En jouant sur les mots et en vidant de leur substance des notions de droit, on risque de créer des précédents dangereux. Sur le plan politique en particulier, toutes les fois qu’un président en fonction voudrait désormais  éluder la règle de la limitation du nombre de mandats, il pourrait se faire « tailler » un texte qu’il appellera  » nouvelle constitution » pour invoquer par la suite la règle de non- rétroactivité de la loi nouvelle.

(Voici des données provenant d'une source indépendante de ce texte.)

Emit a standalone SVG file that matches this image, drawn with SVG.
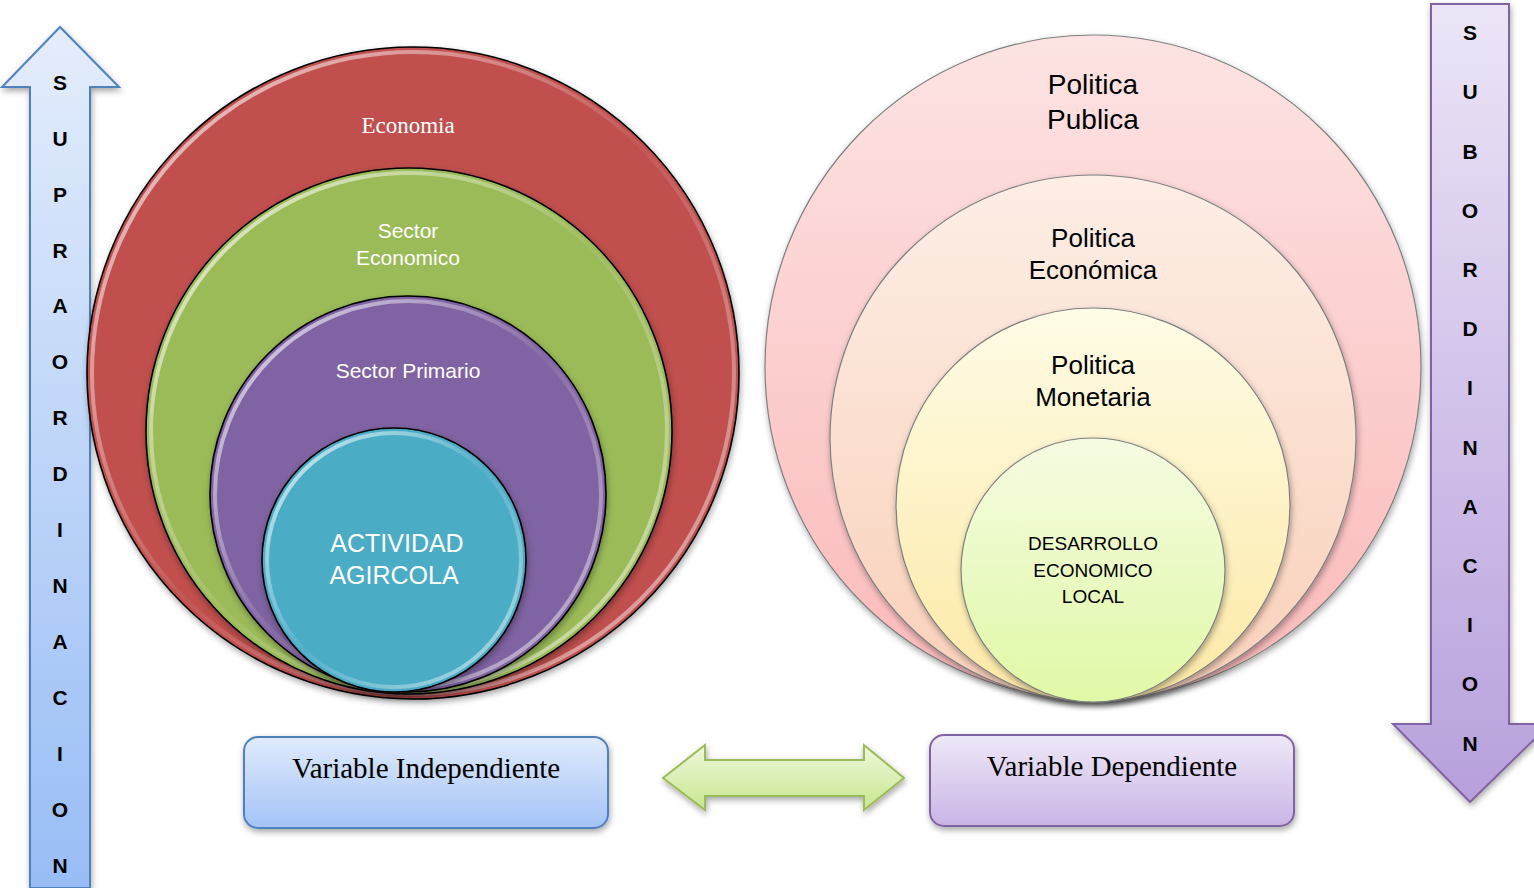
<svg xmlns="http://www.w3.org/2000/svg" width="1534" height="888" viewBox="0 0 1534 888">
<style>
.lt{font-family:"Liberation Sans",Arial,sans-serif;text-anchor:middle}
.wt{fill:#ffffff}
.bk{fill:#000000}
.tm{font-family:"Liberation Serif","Times New Roman",serif;text-anchor:middle}
.arrowtxt{font-family:"Liberation Sans",Arial,sans-serif;font-weight:bold;font-size:21px;text-anchor:middle;fill:#000}
.lc{stroke:#000;stroke-width:1.6}
.rc{stroke:#7f7f7f;stroke-width:1.2}
.rim{fill:none;stroke:url(#rimG);stroke-width:4}
</style>
<defs>
<filter id="sh" x="-10%" y="-10%" width="120%" height="125%">
<feDropShadow dx="1" dy="3" stdDeviation="3" flood-color="#000" flood-opacity="0.35"/>
</filter>
<linearGradient id="rimG" x1="0" y1="0" x2="1" y2="1">
<stop offset="0" stop-color="#fff" stop-opacity="0.8"/>
<stop offset="0.5" stop-color="#fff" stop-opacity="0.05"/>
<stop offset="1" stop-color="#fff" stop-opacity="0.6"/>
</linearGradient>
<linearGradient id="pk" x1="0" y1="0" x2="0" y2="1">
<stop offset="0" stop-color="#fde3e3"/><stop offset="1" stop-color="#fbb9b9"/>
</linearGradient>
<linearGradient id="pe" x1="0" y1="0" x2="0" y2="1">
<stop offset="0" stop-color="#fdeee6"/><stop offset="1" stop-color="#f9d0b9"/>
</linearGradient>
<linearGradient id="ye" x1="0" y1="0" x2="0" y2="1">
<stop offset="0" stop-color="#fefce6"/><stop offset="1" stop-color="#fde9a6"/>
</linearGradient>
<linearGradient id="gy" x1="0" y1="0" x2="0" y2="1">
<stop offset="0" stop-color="#f5fbe2"/><stop offset="1" stop-color="#e0f9a6"/>
</linearGradient>
<linearGradient id="blueBox" x1="0" y1="0" x2="0" y2="1">
<stop offset="0" stop-color="#e0ebfc"/><stop offset="1" stop-color="#a3c3f7"/>
</linearGradient>
<linearGradient id="lavBox" x1="0" y1="0" x2="0" y2="1">
<stop offset="0" stop-color="#efe8f8"/><stop offset="1" stop-color="#c8b5e5"/>
</linearGradient>
<linearGradient id="greenArr" x1="0" y1="0" x2="0" y2="1">
<stop offset="0" stop-color="#eef8dc"/><stop offset="1" stop-color="#c8e68f"/>
</linearGradient>
<linearGradient id="upArr" x1="0" y1="0" x2="0" y2="1">
<stop offset="0" stop-color="#e4edfc"/><stop offset="1" stop-color="#98bdf5"/>
</linearGradient>
<linearGradient id="downArr" x1="0" y1="0" x2="0" y2="1">
<stop offset="0" stop-color="#ece5f7"/><stop offset="1" stop-color="#b7a0dc"/>
</linearGradient>
</defs>

<g id="arrow-supraordinacion">
<path d="M30,888 L30,87 L2,87 L60,27 L119,87 L90,87 L90,888 Z" fill="url(#upArr)" stroke="#4f81bd" stroke-width="2" filter="url(#sh)"/>
<text class="arrowtxt" x="60" y="90">S</text>
<text class="arrowtxt" x="60" y="146">U</text>
<text class="arrowtxt" x="60" y="202">P</text>
<text class="arrowtxt" x="60" y="258">R</text>
<text class="arrowtxt" x="60" y="313">A</text>
<text class="arrowtxt" x="60" y="369">O</text>
<text class="arrowtxt" x="60" y="425">R</text>
<text class="arrowtxt" x="60" y="481">D</text>
<text class="arrowtxt" x="60" y="537">I</text>
<text class="arrowtxt" x="60" y="593">N</text>
<text class="arrowtxt" x="60" y="649">A</text>
<text class="arrowtxt" x="60" y="705">C</text>
<text class="arrowtxt" x="60" y="761">I</text>
<text class="arrowtxt" x="60" y="817">O</text>
<text class="arrowtxt" x="60" y="873">N</text>
</g>

<g id="arrow-subordinacion">
<path d="M1431,4 L1509,4 L1509,724 L1550,724 L1470,802 L1393,724 L1431,724 Z" fill="url(#downArr)" stroke="#8064a2" stroke-width="2" filter="url(#sh)"/>
<text class="arrowtxt" x="1470" y="40">S</text>
<text class="arrowtxt" x="1470" y="99">U</text>
<text class="arrowtxt" x="1470" y="159">B</text>
<text class="arrowtxt" x="1470" y="218">O</text>
<text class="arrowtxt" x="1470" y="277">R</text>
<text class="arrowtxt" x="1470" y="336">D</text>
<text class="arrowtxt" x="1470" y="395">I</text>
<text class="arrowtxt" x="1470" y="455">N</text>
<text class="arrowtxt" x="1470" y="514">A</text>
<text class="arrowtxt" x="1470" y="573">C</text>
<text class="arrowtxt" x="1470" y="632">I</text>
<text class="arrowtxt" x="1470" y="691">O</text>
<text class="arrowtxt" x="1470" y="751">N</text>
</g>

<g id="circle-economia">
<circle cx="413" cy="373" r="326" fill="#c0504d" class="lc" filter="url(#sh)"/>
<circle cx="413" cy="373" r="321" class="rim"/>
<text class="tm wt" x="408" y="133" font-size="23">Economia</text>
</g>
<g id="circle-sector-economico">
<circle cx="409" cy="431" r="263" fill="#9bbb59" class="lc" filter="url(#sh)"/>
<circle cx="409" cy="431" r="258" class="rim"/>
<text class="lt wt" x="408" y="238" font-size="21">Sector</text>
<text class="lt wt" x="408" y="265" font-size="21">Economico</text>
</g>
<g id="circle-sector-primario">
<circle cx="408" cy="494" r="198" fill="#8064a2" class="lc" filter="url(#sh)"/>
<circle cx="408" cy="494" r="193" class="rim"/>
<text class="lt wt" x="408" y="378" font-size="21">Sector Primario</text>
</g>
<g id="circle-actividad">
<circle cx="394" cy="560" r="132" fill="#4bacc6" class="lc" filter="url(#sh)"/>
<circle cx="394" cy="560" r="127" class="rim"/>
<text class="lt wt" x="397" y="552" font-size="25">ACTIVIDAD</text>
<text class="lt wt" x="394" y="584" font-size="25">AGIRCOLA</text>
</g>

<g id="circle-politica-publica">
<ellipse cx="1093" cy="367" rx="328" ry="332" fill="url(#pk)" class="rc" filter="url(#sh)"/>
<text class="lt bk" x="1093" y="94" font-size="28">Politica</text>
<text class="lt bk" x="1093" y="129" font-size="28">Publica</text>
</g>
<g id="circle-politica-economica">
<circle cx="1093" cy="438" r="263" fill="url(#pe)" class="rc" filter="url(#sh)"/>
<text class="lt bk" x="1093" y="247" font-size="26">Politica</text>
<text class="lt bk" x="1093" y="279" font-size="26">Económica</text>
</g>
<g id="circle-politica-monetaria">
<circle cx="1093" cy="505" r="197" fill="url(#ye)" class="rc" filter="url(#sh)"/>
<text class="lt bk" x="1093" y="374" font-size="26">Politica</text>
<text class="lt bk" x="1093" y="406" font-size="26">Monetaria</text>
</g>
<g id="circle-desarrollo">
<circle cx="1093" cy="570" r="132" fill="url(#gy)" class="rc" filter="url(#sh)"/>
<text class="lt bk" x="1093" y="550" font-size="19">DESARROLLO</text>
<text class="lt bk" x="1093" y="577" font-size="19">ECONOMICO</text>
<text class="lt bk" x="1093" y="603" font-size="19">LOCAL</text>
</g>

<g id="box-independiente">
<rect x="244" y="737" width="364" height="91" rx="14" fill="url(#blueBox)" stroke="#4f81bd" stroke-width="2" filter="url(#sh)"/>
<text class="tm bk" x="426" y="778" font-size="29">Variable Independiente</text>
</g>
<g id="box-dependiente">
<rect x="930" y="735" width="364" height="91" rx="14" fill="url(#lavBox)" stroke="#8064a2" stroke-width="2" filter="url(#sh)"/>
<text class="tm bk" x="1112" y="776" font-size="29">Variable Dependiente</text>
</g>

<g id="connectors">
<path d="M663,778 L705,745 L705,760 L864,760 L864,745 L904,778 L864,810 L864,796 L705,796 L705,810 Z" fill="url(#greenArr)" stroke="#9bbb59" stroke-width="2" filter="url(#sh)"/>
</g>
</svg>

Supposons que Monsieur Alpha Condé soit élu le 18 octobre prochain, il aurait un mandat de six ans renouvelable. Et rien ne dit qu’il ne pourrait pas briguer un deuxième mandat en 2026 puisqu’il lui faudra encore terminer les chantiers qu’il aura ouverts pendant les six années de son premier mandat.  » Wo alu a kha a kha wali ranyön » disent ses partisans.

S’il était arrivé au pouvoir plus jeune qu’il ne l’était en 2010, son âge lui aurait permis de briguer deux autres mandats d’une cinquième République. Il lui suffirait pour cela de changer encore de Constitution pour  « remettre les compteurs à zéro » en invoquant la même règle c’est-à-dire la non-retroactivité de la loi nouvelle. Et puisqu’il sera amené pendant tout le temps qu’il sera président à ouvrir de nouveaux chantiers qu’il lui faudra achever, on ne pourrait s’acheminer que vers une présidence à vie.

La question est de savoir à quel moment, un président de la République pourrait dire  » J’ai achevé tous les chantiers que j’ai commencés.

C’est pourquoi, il faut éviter de manipuler les textes juridiques à des fins autres que celles auxquelles ils ne sont pas destinés.